Shooting modes include:
- Auto: Fully automatic Point-and-Shoot mode with with no user input – the camera sets all exposure parameters
- EXR Auto: Automatic exposure – like Auto mode, but users can select from three image capture options via the menu: resolution priority (HR), high ISO and low noise (SN), or dynamic range priority (DR). HR mode uses the full sensor resolution, while SN and DR modes produce images with 8MP (50%) resolution.
- ADV (Advanced): The F800 allows the user to select between two fully automatic shooting modes – pro-focus or pro-low light.
- SP1/SP2 (Scene mode) Users can pre-select two preferred scene modes
- Program: Auto exposure with limited user input.
- Aperture priority: Users select the aperture and the camera selects an appropriate shutter speed.
- Shutter priority: Users select shutter speed and the camera selects an appropriate aperture.
- Manual: Users select all exposure parameters.
- Panorama: Allows the user to stitch together images to form panoramas by rotating the camera through 120, 180, or 360° during capture.
- Movie: Capture video in full HD 1920 x 1080p resolution at 30 fps.
Like most currently available digicams the F800EXR doesn’t provide an optical viewfinder so the LCD screen must be used for all framing/composition, image review, WiFi, and menu access chores.

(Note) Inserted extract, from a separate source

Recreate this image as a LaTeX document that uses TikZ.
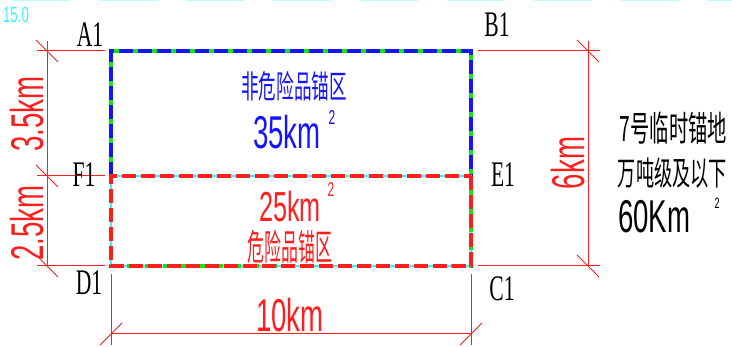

The F800EXR may lack an optical viewfinder, but it makes up for this omission (somewhat) by featuring a large 3.0 inch LCD screen with twice the 230K resolution that was the industry standard LCD resolution just a couple of years ago. The F800EXR’s wide-viewing angle (160 degrees) 3.0 inch TFT LCD is bright and quite sharp (460,000 pixels), hue (color) accurate, fluid, and the info display provides all the information this camera’s target audience is likely to need. The LCD gains up (automatically increases brightness) in dim lighting and brightness can also be adjusted to the individual shooter’s preferences via the set-up menu. The F800’s 3.0 inch LCD screen does not feature either touchscreen controls or the ability to tilt and/or swivel. Some earlier Fuji digicams featured LCDs that were too shiny, making them almost useless in bright outdoor lighting. The F800EXR shows marked improvement over its predecessors in this area — the anti-glare/anti-reflection LCD coating is noticeably better than average for digicams in this class.